Macropinocytosis is an actin-dependent process initiated from surface membrane ruffles. In macropinocytosis, large endocytic vacuoles called macropinosomes mediate the non-selective uptake of macromolecules such as solute molecules, nutrients, and antigens. All animal cells take up extracellular fluid and substances through macropinocytosis which represents a portal of cell entry exploited by a range of pathogens.
The Filoviridae family includes highly infectious and pathogenic Ebolaviruses and Marburgviruses, and a recently identified member Lloviu. Since the first reported outbreak in 1976, each successive decade has seen an increase in recurrence of Filovirus outbreaks, incidences as well as number of infected people. Filoviridae are non-segmented, negative sense single stranded RNA viruses. Both Ebolaviruses and Marburgviruses are highly contagious and based on known outbreaks, average case fatality rates range from 42%-90%. According to WHO, the recent Ebola virus outbreak has resulted in more than 28,000 infections and more than 11,000 deaths.
Filovirus entry into cells is dependent on the single viral glycoprotein (GP). Though GPs of Ebolaviruses and Marburgviruses are quite distinct from each other, their entry mechanisms share common traits, offering potential broad-spectrum anti-Filoviral targets.
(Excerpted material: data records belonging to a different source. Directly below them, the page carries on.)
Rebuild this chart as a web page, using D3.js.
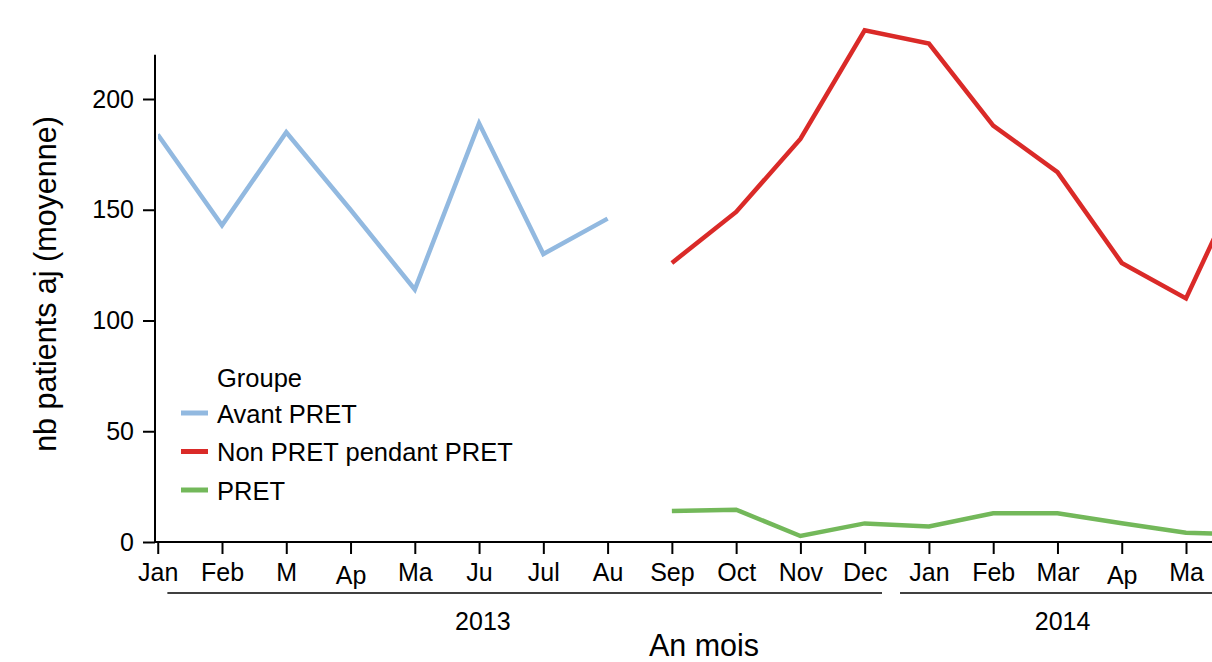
<!DOCTYPE html>
<html>
<head>
<meta charset="utf-8">
<script src="https://cdn.jsdelivr.net/npm/d3@7"></script>
<style>
  html, body { margin: 0; padding: 0; background: #fff; overflow: hidden; }
  svg { display: block; font-family: "Liberation Sans", Arial, sans-serif; }
</style>
</head>
<body>
<svg id="chart" width="1212" height="662"></svg>
<script>
// ---- data ----
const monthLabels = ["Jan","Feb","M","Ap","Ma","Ju","Jul","Au","Sep","Oct","Nov","Dec","Jan","Feb","Mar","Ap","Ma"];
const avantPRET   = [184, 143, 185, 150, 114, 189, 130, 146, null, null, null, null, null, null, null, null, null, null];
const nonPRET     = [null, null, null, null, null, null, null, null, 126, 149, 182, 231, 225, 188, 167, 126, 110, 172];
const pret        = [null, null, null, null, null, null, null, null, 14, 14.6, 2.7, 8.4, 7, 13, 13, 8.5, 4.2, 3.4];
const seriesNames = ["Avant PRET", "Non PRET pendant PRET", "PRET"];
const seriesColors = ["#92b9e0", "#da2a28", "#73b85a"];
const yTicks = [0, 50, 100, 150, 200];
const years = ["2013", "2014"];
const yearLabelAt = [5.06, 14.08];
const yearSpan = [[0.15, 11.27], [11.55, 20]];

const svg = d3.select("#chart");
const x = d3.scaleLinear().domain([1, 16]).range([222, 1186]);
const y = d3.scaleLinear().domain([0, 200]).range([542, 99]);
const axisX = 155;
const fs = 25;

// clip
svg.append("defs").append("clipPath").attr("id", "clip")
  .append("rect").attr("x", axisX + 3).attr("y", 0).attr("width", 1212).attr("height", 542);

// y axis
const yAxis = d3.axisLeft(y).tickValues(yTicks).tickSize(12).tickPadding(9).tickFormat(d3.format("d"));
const gy = svg.append("g").attr("transform", `translate(${axisX},0)`).call(yAxis);
gy.select(".domain").attr("d", `M0,${y(220)}V${y(0)}`);
gy.selectAll("line,path").attr("stroke", "#000").attr("stroke-width", 2);
gy.selectAll("text").attr("font-size", fs).attr("fill", "#000")
  .attr("font-family", "'Liberation Sans', Arial, sans-serif");

// x axis
const idx = d3.range(monthLabels.length);
const xAxis = d3.axisBottom(x).tickValues(idx).tickSize(12).tickPadding(9)
  .tickFormat(i => monthLabels[i]);
const gx = svg.append("g").attr("transform", `translate(0,${y(0)})`).call(xAxis);
gx.select(".domain").attr("d", `M${axisX},0H1300`);
gx.selectAll("line,path").attr("stroke", "#000").attr("stroke-width", 2);
gx.selectAll("text").attr("font-size", fs).attr("fill", "#000")
  .attr("font-family", "'Liberation Sans', Arial, sans-serif")
  .attr("dy", (i) => monthLabels[i] === "Ap" ? "0.85em" : "0.71em");

// year grouping
years.forEach((yr, k) => {
  svg.append("line")
    .attr("x1", x(yearSpan[k][0])).attr("x2", x(yearSpan[k][1]))
    .attr("y1", 593).attr("y2", 593)
    .attr("stroke", "#000").attr("stroke-width", 1.3);
  svg.append("text").attr("x", x(yearLabelAt[k])).attr("y", 630)
    .attr("text-anchor", "middle").attr("font-size", fs).text(yr);
});

// axis titles
svg.append("text").attr("x", 704).attr("y", 656).attr("text-anchor", "middle")
  .attr("font-size", 30.5).text("An mois");
svg.append("text").attr("transform", `translate(56,${284}) rotate(-90)`)
  .attr("text-anchor", "middle").attr("font-size", 30.5).text("nb patients aj (moyenne)");

// lines
const line = d3.line().defined(d => d[1] != null).x(d => x(d[0])).y(d => y(d[1]));
const all = [avantPRET, nonPRET, pret];
const gl = svg.append("g").attr("clip-path", "url(#clip)");
all.forEach((s, k) => {
  gl.append("path").datum(s.map((v, i) => [i, v]))
    .attr("d", line).attr("fill", "none")
    .attr("stroke", seriesColors[k]).attr("stroke-width", 4.5)
    .attr("stroke-linejoin", "miter");
});

// legend
const lg = svg.append("g");
lg.append("text").attr("x", 217).attr("y", 387).attr("font-size", 25.5).text("Groupe");
seriesNames.forEach((n, k) => {
  const cy = 413 + k * 38.5;
  lg.append("line").attr("x1", 181).attr("x2", 208).attr("y1", cy).attr("y2", cy)
    .attr("stroke", seriesColors[k]).attr("stroke-width", 5);
  lg.append("text").attr("x", 217).attr("y", cy + 9.5).attr("font-size", 25.5).text(n);
});
</script>
</body>
</html>
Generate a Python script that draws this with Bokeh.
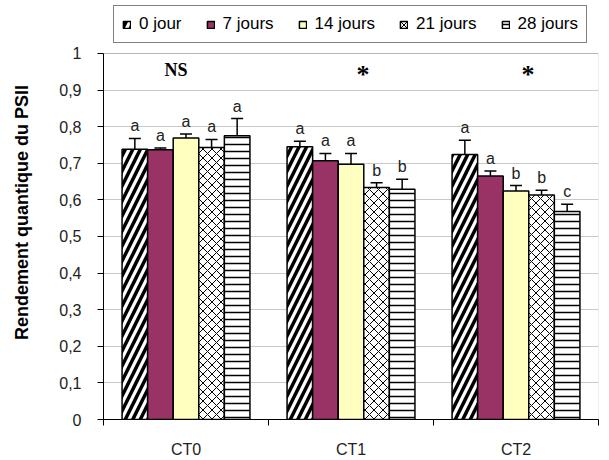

Filoviral GP binds receptors; virus is internalized through macropinocytosis and trafficked through endosomes, which is dependent on the calcium channel, TPC2. During trafficking the virus is exposed to an increasingly acidic environment in which proteases are activated and cleave the GP, allowing interaction with NPC1, a key protein found in endosomes.
Several therapeutic candidates are currently undergoing clinical trials. Many of these drugs and therapies target only the current outbreak strain of Ebolavirus (previously named Zaire Ebolavirus) and closely related strains. However, there is still a need to be able to treat disease caused by other species of Ebola and Marburg viruses. Though Ebolaviruses and Marburgviruses are quite distinct from each other, they still share common traits that when inhibited by a small molecule may be useful as a broad-spectrum anti-filoviral agent.
Developing small molecules into drugs is inefficient with only 1 in 100,000 hits from a screen making it to the clinic. Large screens increase chances of eventually identifying active and specific small molecules that can be used as drugs. However, this work is hampered by the dangerous nature of Filoviruses, requiring high containment laboratories for all work. Instead, much of the recent progress in identifying anti-Filoviral compounds has been made by testing small libraries of clinically approved medications for other indications or other virus types. Identifying and developing specific and potent anti-Filoviral agents continues to be very challenging.